* **DATA EXTRACT**:

* * * * * * *

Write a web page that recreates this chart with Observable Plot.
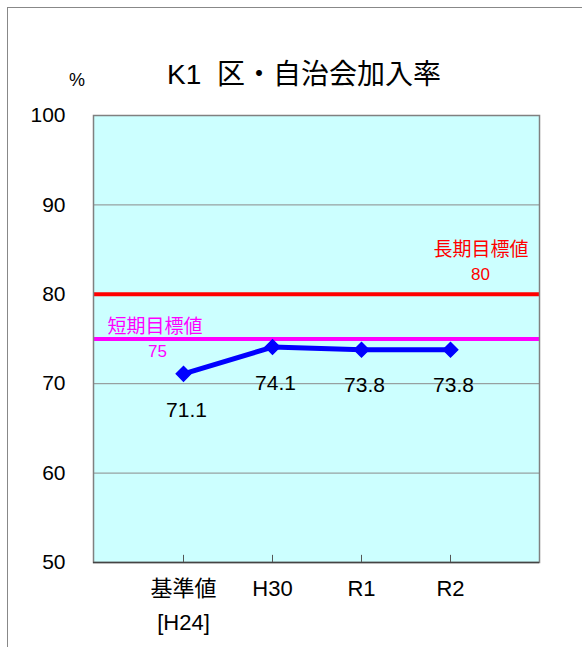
<!DOCTYPE html>
<html><head><meta charset="utf-8">
<script src="https://cdn.jsdelivr.net/npm/d3@7"></script>
<script src="https://cdn.jsdelivr.net/npm/@observablehq/plot@0.6"></script>
<style>
body{margin:0;background:#fff;}
#wrap{position:relative;width:582px;height:647px;overflow:hidden;font-family:"Liberation Sans","Noto Sans CJK JP",sans-serif;}
#border{position:absolute;left:7px;top:7px;width:600px;height:700px;border-left:1.5px solid #888;border-top:1.5px solid #888;}
#title{position:absolute;left:0;width:608px;top:52px;text-align:center;font-size:28px;color:#000;font-family:"Liberation Sans","Noto Sans CJK JP",sans-serif;white-space:pre;}
#pct{position:absolute;left:69px;top:70px;font-size:18px;font-family:"Liberation Sans",sans-serif;}
svg{position:absolute;left:0;top:0;}
</style></head>
<body><div id="wrap"><div id="border"></div><div id="title">K1  区・自治会加入率</div><div id="pct">%</div></div>
<script>
const categories = ["基準値", "H30", "R1", "R2"];
const tickLabels = ["基準値\n[H24]", "H30", "R1", "R2"];
const values = [71.1, 74.1, 73.8, 73.8];
const valueLabels = ["71.1", "74.1", "73.8", "73.8"];
const yTicks = [50, 60, 70, 80, 90, 100];
const gridTicks = [60, 70, 80, 90];
const longTarget = 80, longLabel = "長期目標値";
const shortTarget = 75, shortLabel = "短期目標値";

const data = categories.map((c, i) => ({cat: c, value: values[i], label: valueLabels[i]}));
const fontFam = '"Liberation Sans","Noto Sans CJK JP",sans-serif';
const cjk = '"Noto Sans CJK JP",sans-serif';

const chart = Plot.plot({
  width: 582, height: 647,
  marginLeft: 93, marginRight: 43, marginTop: 115, marginBottom: 85,
  style: {fontFamily: fontFam, background: "transparent", overflow: "visible", color: "#000"},
  x: {type: "point", domain: categories, padding: 1, label: null},
  y: {domain: [50, 100], label: null},
  marks: [
    Plot.frame({fill: "#CCFFFF", stroke: "none"}),
    Plot.ruleY(gridTicks, {stroke: "#8a8a8a", strokeWidth: 1}),
    Plot.ruleX(categories, {x: d => d, y1: 50, y2: 50.8, stroke: "#555"}),
    Plot.ruleY([longTarget], {stroke: "#FF0000", strokeWidth: 4}),
    Plot.ruleY([shortTarget], {stroke: "#FF00FF", strokeWidth: 4}),
    Plot.text([longLabel], {frameAnchor: "right", y: longTarget, dy: -44, dx: -11, text: d => d, fill: "#FF0000", fontSize: 19, textAnchor: "end", fontFamily: cjk}),
    Plot.text([String(longTarget)], {frameAnchor: "right", y: longTarget, dy: -20, dx: -59, text: d => d, fill: "#FF0000", fontSize: 17, textAnchor: "middle"}),
    Plot.text([shortLabel], {frameAnchor: "left", y: shortTarget, dy: -12, dx: 14, text: d => d, fill: "#FF00FF", fontSize: 19, textAnchor: "start", fontFamily: cjk}),
    Plot.text([String(shortTarget)], {frameAnchor: "left", y: shortTarget, dy: 13, dx: 64, text: d => d, fill: "#FF00FF", fontSize: 17, textAnchor: "middle"}),
    Plot.line(data, {x: "cat", y: "value", stroke: "#0000FF", strokeWidth: 5}),
    Plot.dot(data, {x: "cat", y: "value", symbol: "diamond2", fill: "#0000FF", stroke: "#0000FF", r: 6.5}),
    Plot.text(data, {x: "cat", y: "value", text: "label", dy: 36, dx: 3, fontSize: 21, fill: "#000"}),
    Plot.frame({stroke: "#808080", strokeWidth: 1.5}),
    Plot.ruleY([50], {stroke: "#444", strokeWidth: 1.5}),
    Plot.axisY({ticks: yTicks, tickSize: 0, tickPadding: 28, fontSize: 21, fill: "#000", tickFormat: d => String(d), label: null}),
    Plot.axisX({tickSize: 0, tickPadding: 9, fontSize: 22, fill: "#000", tickFormat: (d) => tickLabels[categories.indexOf(d)], label: null, lineHeight: 1.55})
  ]
});
document.getElementById("wrap").appendChild(chart);
</script></body></html>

* * * * * * *

* **EXERCISE PROMPT**: Print the complete listing exactly, apart from any pictures.

* **REPLY**:
Write a web page that recreates this chart with Observable Plot.
<!DOCTYPE html>
<html><head><meta charset="utf-8">
<script src="https://cdn.jsdelivr.net/npm/d3@7"></script>
<script src="https://cdn.jsdelivr.net/npm/@observablehq/plot@0.6"></script>
<style>
body{margin:0;background:#fff;}
#wrap{position:relative;width:582px;height:647px;overflow:hidden;font-family:"Liberation Sans","Noto Sans CJK JP",sans-serif;}
#border{position:absolute;left:7px;top:7px;width:600px;height:700px;border-left:1.5px solid #888;border-top:1.5px solid #888;}
#title{position:absolute;left:0;width:608px;top:52px;text-align:center;font-size:28px;color:#000;font-family:"Liberation Sans","Noto Sans CJK JP",sans-serif;white-space:pre;}
#pct{position:absolute;left:69px;top:70px;font-size:18px;font-family:"Liberation Sans",sans-serif;}
svg{position:absolute;left:0;top:0;}
</style></head>
<body><div id="wrap"><div id="border"></div><div id="title">K1  区・自治会加入率</div><div id="pct">%</div></div>
<script>
const categories = ["基準値", "H30", "R1", "R2"];
const tickLabels = ["基準値\n[H24]", "H30", "R1", "R2"];
const values = [71.1, 74.1, 73.8, 73.8];
const valueLabels = ["71.1", "74.1", "73.8", "73.8"];
const yTicks = [50, 60, 70, 80, 90, 100];
const gridTicks = [60, 70, 80, 90];
const longTarget = 80, longLabel = "長期目標値";
const shortTarget = 75, shortLabel = "短期目標値";

const data = categories.map((c, i) => ({cat: c, value: values[i], label: valueLabels[i]}));
const fontFam = '"Liberation Sans","Noto Sans CJK JP",sans-serif';
const cjk = '"Noto Sans CJK JP",sans-serif';

const chart = Plot.plot({
  width: 582, height: 647,
  marginLeft: 93, marginRight: 43, marginTop: 115, marginBottom: 85,
  style: {fontFamily: fontFam, background: "transparent", overflow: "visible", color: "#000"},
  x: {type: "point", domain: categories, padding: 1, label: null},
  y: {domain: [50, 100], label: null},
  marks: [
    Plot.frame({fill: "#CCFFFF", stroke: "none"}),
    Plot.ruleY(gridTicks, {stroke: "#8a8a8a", strokeWidth: 1}),
    Plot.ruleX(categories, {x: d => d, y1: 50, y2: 50.8, stroke: "#555"}),
    Plot.ruleY([longTarget], {stroke: "#FF0000", strokeWidth: 4}),
    Plot.ruleY([shortTarget], {stroke: "#FF00FF", strokeWidth: 4}),
    Plot.text([longLabel], {frameAnchor: "right", y: longTarget, dy: -44, dx: -11, text: d => d, fill: "#FF0000", fontSize: 19, textAnchor: "end", fontFamily: cjk}),
    Plot.text([String(longTarget)], {frameAnchor: "right", y: longTarget, dy: -20, dx: -59, text: d => d, fill: "#FF0000", fontSize: 17, textAnchor: "middle"}),
    Plot.text([shortLabel], {frameAnchor: "left", y: shortTarget, dy: -12, dx: 14, text: d => d, fill: "#FF00FF", fontSize: 19, textAnchor: "start", fontFamily: cjk}),
    Plot.text([String(shortTarget)], {frameAnchor: "left", y: shortTarget, dy: 13, dx: 64, text: d => d, fill: "#FF00FF", fontSize: 17, textAnchor: "middle"}),
    Plot.line(data, {x: "cat", y: "value", stroke: "#0000FF", strokeWidth: 5}),
    Plot.dot(data, {x: "cat", y: "value", symbol: "diamond2", fill: "#0000FF", stroke: "#0000FF", r: 6.5}),
    Plot.text(data, {x: "cat", y: "value", text: "label", dy: 36, dx: 3, fontSize: 21, fill: "#000"}),
    Plot.frame({stroke: "#808080", strokeWidth: 1.5}),
    Plot.ruleY([50], {stroke: "#444", strokeWidth: 1.5}),
    Plot.axisY({ticks: yTicks, tickSize: 0, tickPadding: 28, fontSize: 21, fill: "#000", tickFormat: d => String(d), label: null}),
    Plot.axisX({tickSize: 0, tickPadding: 9, fontSize: 22, fill: "#000", tickFormat: (d) => tickLabels[categories.indexOf(d)], label: null, lineHeight: 1.55})
  ]
});
document.getElementById("wrap").appendChild(chart);
</script></body></html>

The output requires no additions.